# Records shown:
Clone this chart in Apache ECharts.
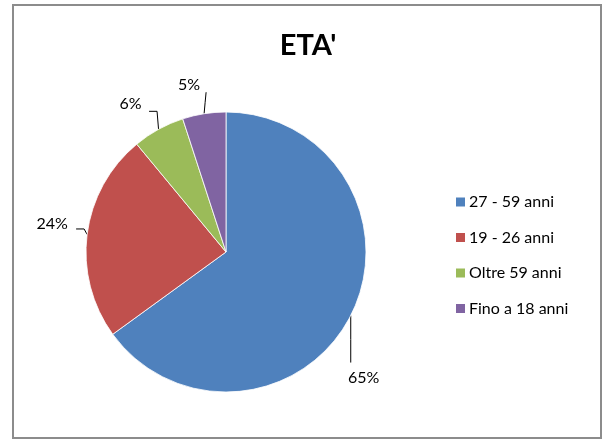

...

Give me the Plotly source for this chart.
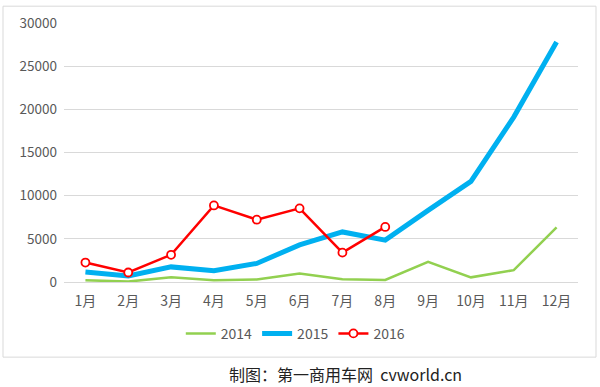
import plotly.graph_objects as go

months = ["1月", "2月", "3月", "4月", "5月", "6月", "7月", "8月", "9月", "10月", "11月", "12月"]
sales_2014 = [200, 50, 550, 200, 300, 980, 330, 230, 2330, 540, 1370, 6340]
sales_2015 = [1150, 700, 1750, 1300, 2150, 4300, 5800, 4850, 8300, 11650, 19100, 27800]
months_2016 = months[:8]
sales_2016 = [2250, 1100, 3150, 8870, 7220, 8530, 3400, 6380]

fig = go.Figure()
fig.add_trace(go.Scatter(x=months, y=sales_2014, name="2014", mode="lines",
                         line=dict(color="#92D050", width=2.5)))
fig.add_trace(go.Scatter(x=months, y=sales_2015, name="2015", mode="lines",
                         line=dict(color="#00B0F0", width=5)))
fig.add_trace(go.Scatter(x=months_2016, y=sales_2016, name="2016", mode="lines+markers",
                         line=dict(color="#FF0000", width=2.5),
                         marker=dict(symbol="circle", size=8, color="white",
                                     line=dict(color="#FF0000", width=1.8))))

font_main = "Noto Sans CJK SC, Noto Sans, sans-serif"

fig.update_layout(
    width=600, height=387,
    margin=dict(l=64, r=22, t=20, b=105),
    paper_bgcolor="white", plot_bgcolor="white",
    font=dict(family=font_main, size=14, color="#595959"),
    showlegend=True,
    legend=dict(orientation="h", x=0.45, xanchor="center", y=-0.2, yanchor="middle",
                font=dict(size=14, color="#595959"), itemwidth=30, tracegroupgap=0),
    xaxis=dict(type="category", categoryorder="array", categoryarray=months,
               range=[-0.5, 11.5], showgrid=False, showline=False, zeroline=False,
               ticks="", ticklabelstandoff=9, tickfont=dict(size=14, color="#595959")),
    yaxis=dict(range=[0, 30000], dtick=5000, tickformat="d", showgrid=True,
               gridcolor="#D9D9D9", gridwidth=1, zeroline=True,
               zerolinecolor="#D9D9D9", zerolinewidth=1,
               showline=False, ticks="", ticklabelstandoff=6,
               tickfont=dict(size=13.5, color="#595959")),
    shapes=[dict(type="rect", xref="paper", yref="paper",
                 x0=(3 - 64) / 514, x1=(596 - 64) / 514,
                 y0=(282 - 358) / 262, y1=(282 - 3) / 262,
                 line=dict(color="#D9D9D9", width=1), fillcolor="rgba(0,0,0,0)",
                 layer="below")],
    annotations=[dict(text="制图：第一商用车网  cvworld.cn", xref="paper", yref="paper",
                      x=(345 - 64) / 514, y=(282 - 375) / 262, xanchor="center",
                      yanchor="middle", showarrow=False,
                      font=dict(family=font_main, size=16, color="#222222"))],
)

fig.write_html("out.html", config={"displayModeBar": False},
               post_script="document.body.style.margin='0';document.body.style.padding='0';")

---

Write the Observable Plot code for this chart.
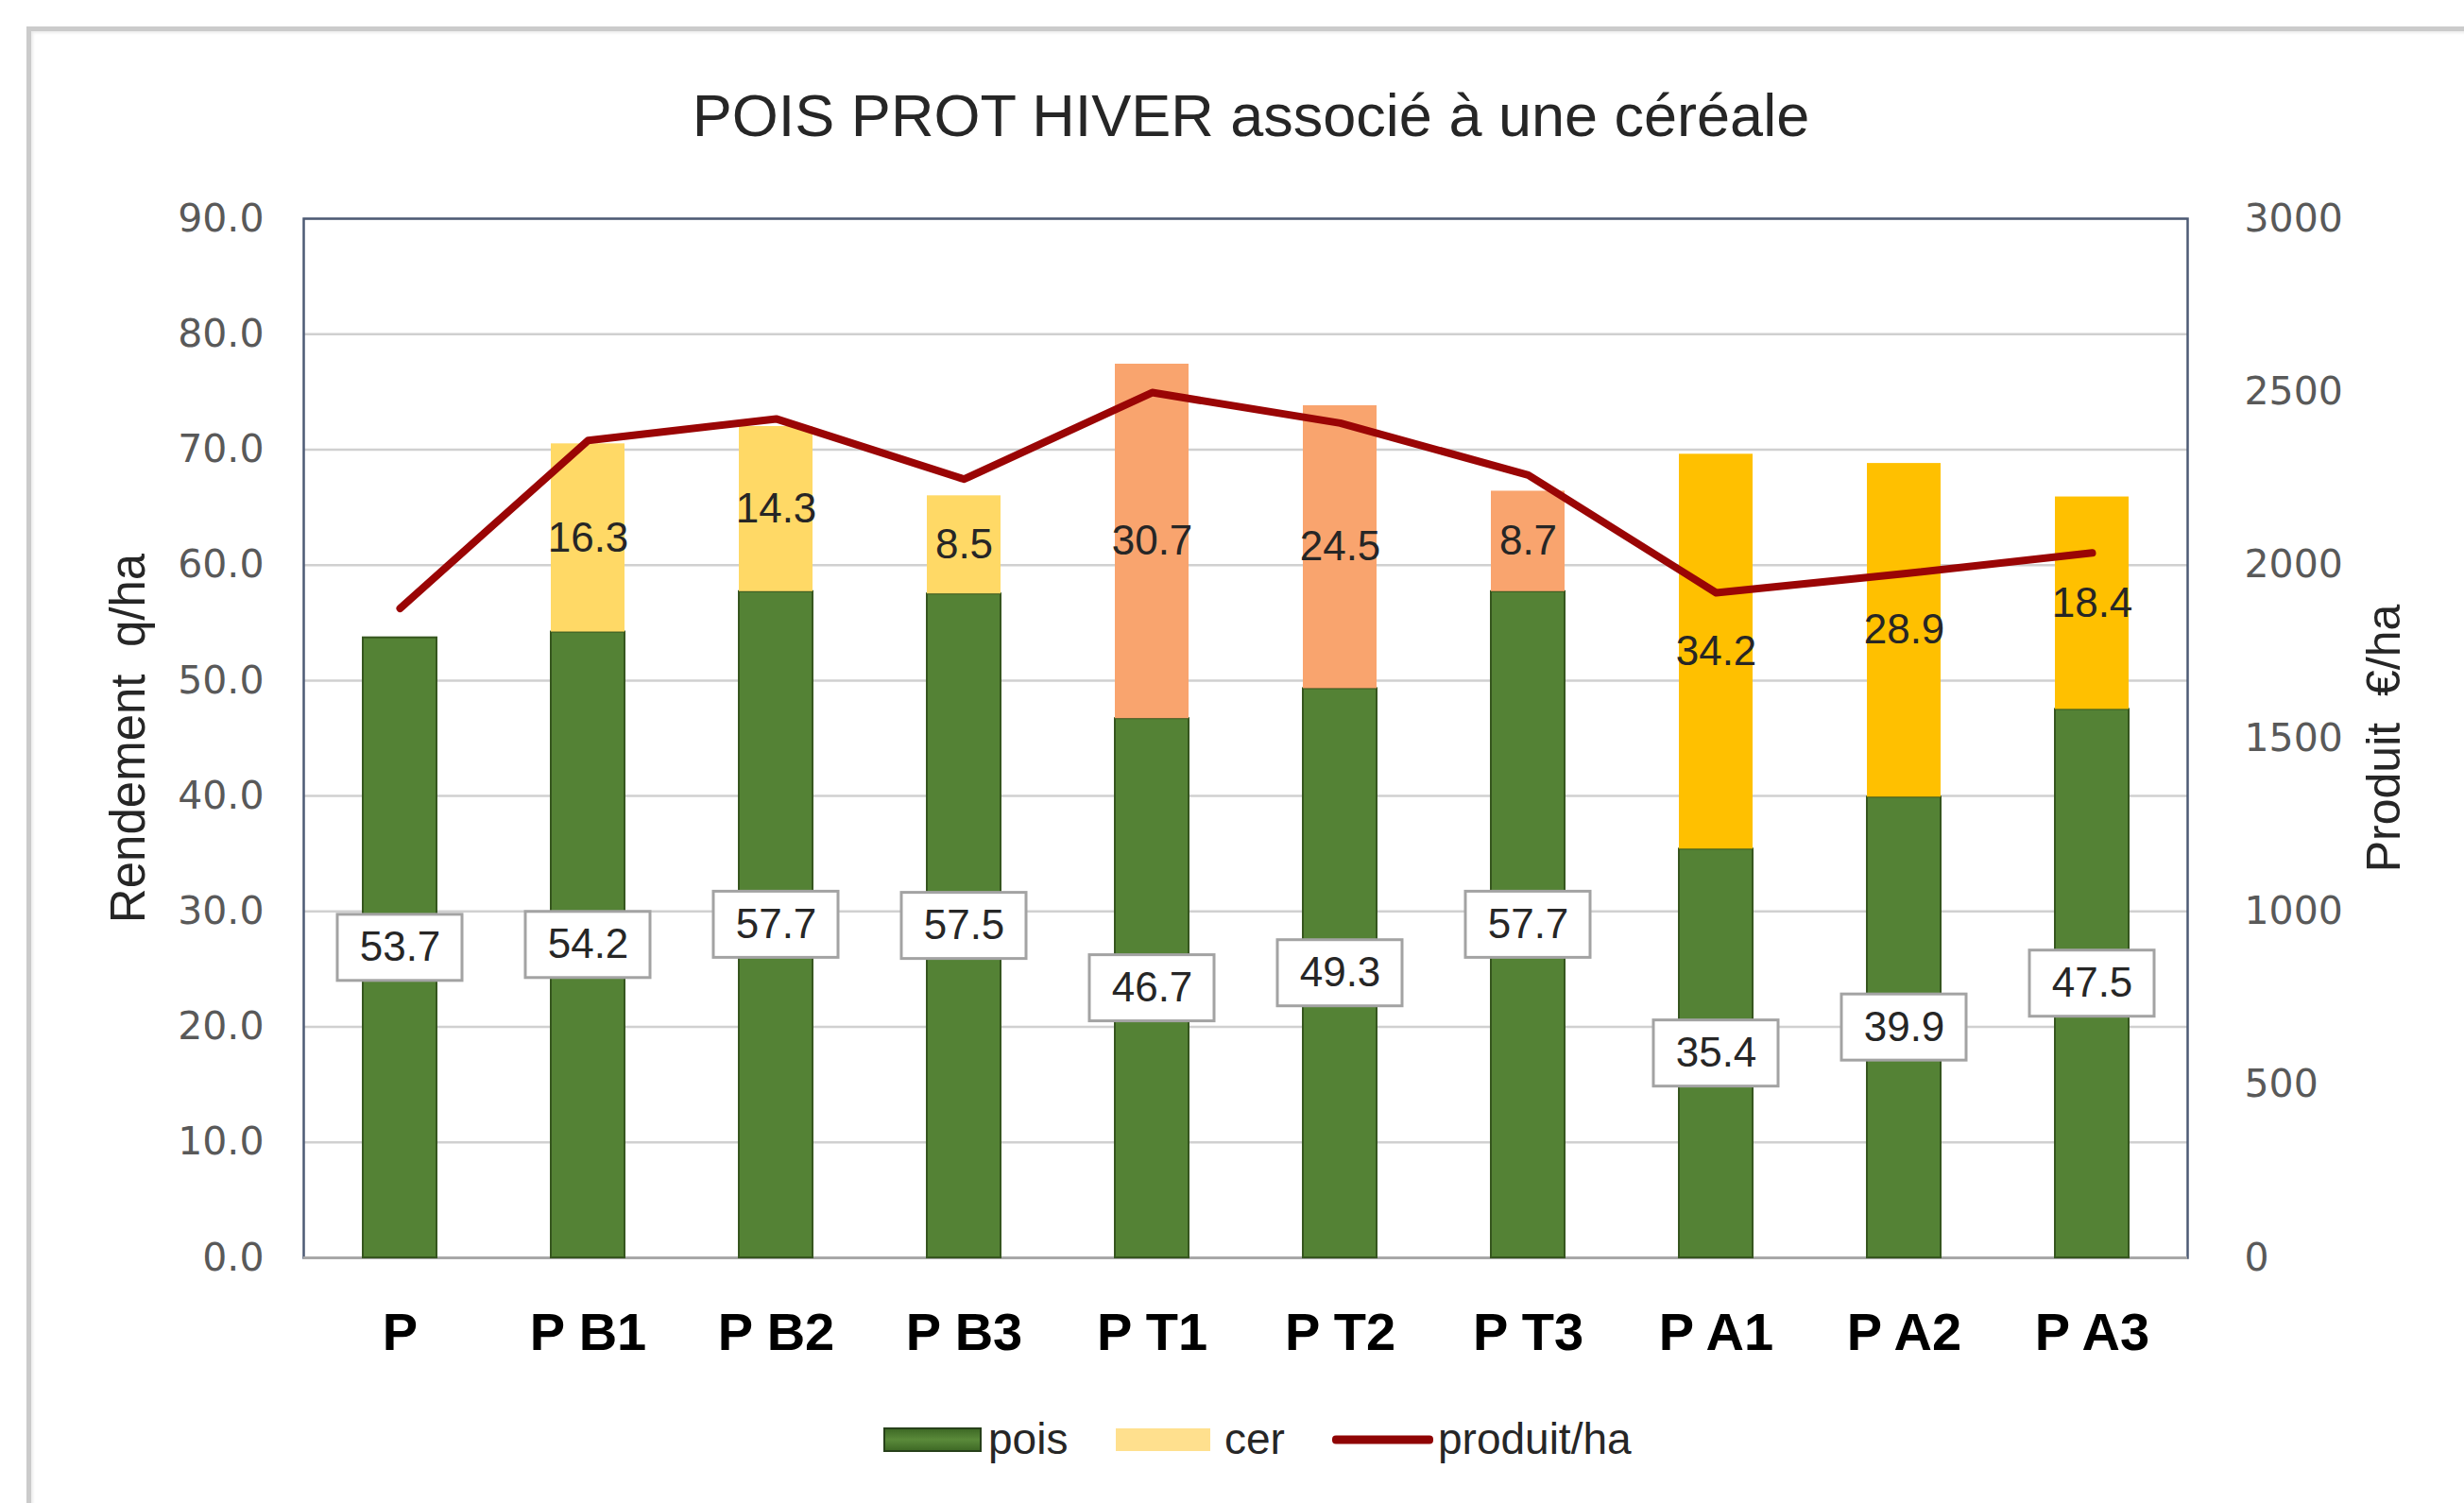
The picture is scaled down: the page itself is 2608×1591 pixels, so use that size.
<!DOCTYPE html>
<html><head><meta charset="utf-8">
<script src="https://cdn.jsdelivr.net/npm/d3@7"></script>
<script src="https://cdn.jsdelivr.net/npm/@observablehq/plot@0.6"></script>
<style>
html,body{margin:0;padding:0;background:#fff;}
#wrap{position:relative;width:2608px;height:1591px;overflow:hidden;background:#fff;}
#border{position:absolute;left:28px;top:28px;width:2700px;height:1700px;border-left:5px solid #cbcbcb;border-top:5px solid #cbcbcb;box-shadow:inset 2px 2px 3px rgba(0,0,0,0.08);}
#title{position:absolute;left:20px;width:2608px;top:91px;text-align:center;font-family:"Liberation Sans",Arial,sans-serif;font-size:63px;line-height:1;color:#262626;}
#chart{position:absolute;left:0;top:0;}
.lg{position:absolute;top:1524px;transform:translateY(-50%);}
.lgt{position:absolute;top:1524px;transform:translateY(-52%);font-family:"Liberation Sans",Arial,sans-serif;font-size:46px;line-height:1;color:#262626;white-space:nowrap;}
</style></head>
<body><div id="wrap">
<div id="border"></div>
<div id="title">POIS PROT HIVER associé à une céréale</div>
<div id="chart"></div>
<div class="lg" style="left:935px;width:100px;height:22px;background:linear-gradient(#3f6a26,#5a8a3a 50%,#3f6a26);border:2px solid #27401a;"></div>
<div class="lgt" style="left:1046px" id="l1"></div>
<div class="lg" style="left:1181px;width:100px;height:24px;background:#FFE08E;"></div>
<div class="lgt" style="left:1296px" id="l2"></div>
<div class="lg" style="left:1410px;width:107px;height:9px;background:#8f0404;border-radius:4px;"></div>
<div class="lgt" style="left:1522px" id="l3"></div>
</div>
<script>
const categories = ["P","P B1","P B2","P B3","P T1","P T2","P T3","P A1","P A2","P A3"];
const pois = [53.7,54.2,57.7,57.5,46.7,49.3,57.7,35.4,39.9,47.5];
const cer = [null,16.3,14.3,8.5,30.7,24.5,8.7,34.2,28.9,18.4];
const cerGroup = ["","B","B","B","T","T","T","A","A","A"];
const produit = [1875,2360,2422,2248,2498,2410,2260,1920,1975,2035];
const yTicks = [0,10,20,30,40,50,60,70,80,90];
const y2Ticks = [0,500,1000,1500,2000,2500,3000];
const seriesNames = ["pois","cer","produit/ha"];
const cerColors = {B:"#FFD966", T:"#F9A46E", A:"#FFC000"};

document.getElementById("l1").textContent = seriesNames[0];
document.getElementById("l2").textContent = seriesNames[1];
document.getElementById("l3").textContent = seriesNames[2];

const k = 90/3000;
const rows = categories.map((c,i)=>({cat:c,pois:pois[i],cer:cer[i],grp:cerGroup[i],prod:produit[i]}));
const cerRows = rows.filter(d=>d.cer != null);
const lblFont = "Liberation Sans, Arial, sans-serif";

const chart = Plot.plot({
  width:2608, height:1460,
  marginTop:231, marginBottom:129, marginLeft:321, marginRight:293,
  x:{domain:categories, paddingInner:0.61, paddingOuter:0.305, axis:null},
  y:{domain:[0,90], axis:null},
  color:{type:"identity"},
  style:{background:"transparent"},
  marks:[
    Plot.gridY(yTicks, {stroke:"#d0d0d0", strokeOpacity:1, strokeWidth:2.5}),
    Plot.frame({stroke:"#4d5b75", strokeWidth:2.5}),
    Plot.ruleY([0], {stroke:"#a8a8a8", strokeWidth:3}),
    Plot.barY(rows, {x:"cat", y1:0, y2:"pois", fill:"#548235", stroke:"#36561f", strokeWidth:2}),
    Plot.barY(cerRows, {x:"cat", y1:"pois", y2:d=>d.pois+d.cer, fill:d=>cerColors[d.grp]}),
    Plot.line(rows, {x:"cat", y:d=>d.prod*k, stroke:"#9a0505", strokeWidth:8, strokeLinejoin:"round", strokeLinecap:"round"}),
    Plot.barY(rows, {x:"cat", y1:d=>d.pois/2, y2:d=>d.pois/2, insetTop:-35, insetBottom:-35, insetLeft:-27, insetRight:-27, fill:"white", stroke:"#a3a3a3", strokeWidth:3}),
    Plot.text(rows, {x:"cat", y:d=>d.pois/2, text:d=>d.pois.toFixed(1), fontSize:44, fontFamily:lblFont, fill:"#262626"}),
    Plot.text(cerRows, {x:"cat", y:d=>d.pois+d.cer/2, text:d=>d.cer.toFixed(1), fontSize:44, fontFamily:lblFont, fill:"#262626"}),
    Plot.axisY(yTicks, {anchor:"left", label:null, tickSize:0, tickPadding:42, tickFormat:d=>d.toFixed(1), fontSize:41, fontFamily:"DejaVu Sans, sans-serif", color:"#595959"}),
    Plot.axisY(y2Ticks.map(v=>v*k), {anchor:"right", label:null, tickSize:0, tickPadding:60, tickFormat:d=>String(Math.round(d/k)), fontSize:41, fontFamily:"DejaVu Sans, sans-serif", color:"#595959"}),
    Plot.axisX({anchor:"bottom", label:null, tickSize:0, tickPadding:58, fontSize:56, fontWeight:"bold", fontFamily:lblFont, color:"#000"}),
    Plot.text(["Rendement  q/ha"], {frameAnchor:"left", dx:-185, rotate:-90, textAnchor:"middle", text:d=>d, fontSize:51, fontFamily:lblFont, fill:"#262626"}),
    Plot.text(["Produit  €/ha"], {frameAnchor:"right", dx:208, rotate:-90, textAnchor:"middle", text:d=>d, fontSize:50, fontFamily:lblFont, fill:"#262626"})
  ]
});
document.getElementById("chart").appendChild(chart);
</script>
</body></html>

# Task to complete:
Your copy should hold only the lines from the one containing "Give me the Plotly source for this chart." through the one containing "import plotly.graph_objects as go", word for word, with no pictures.

# Result for this exercise:
Give me the Plotly source for this chart.
import plotly.graph_objects as go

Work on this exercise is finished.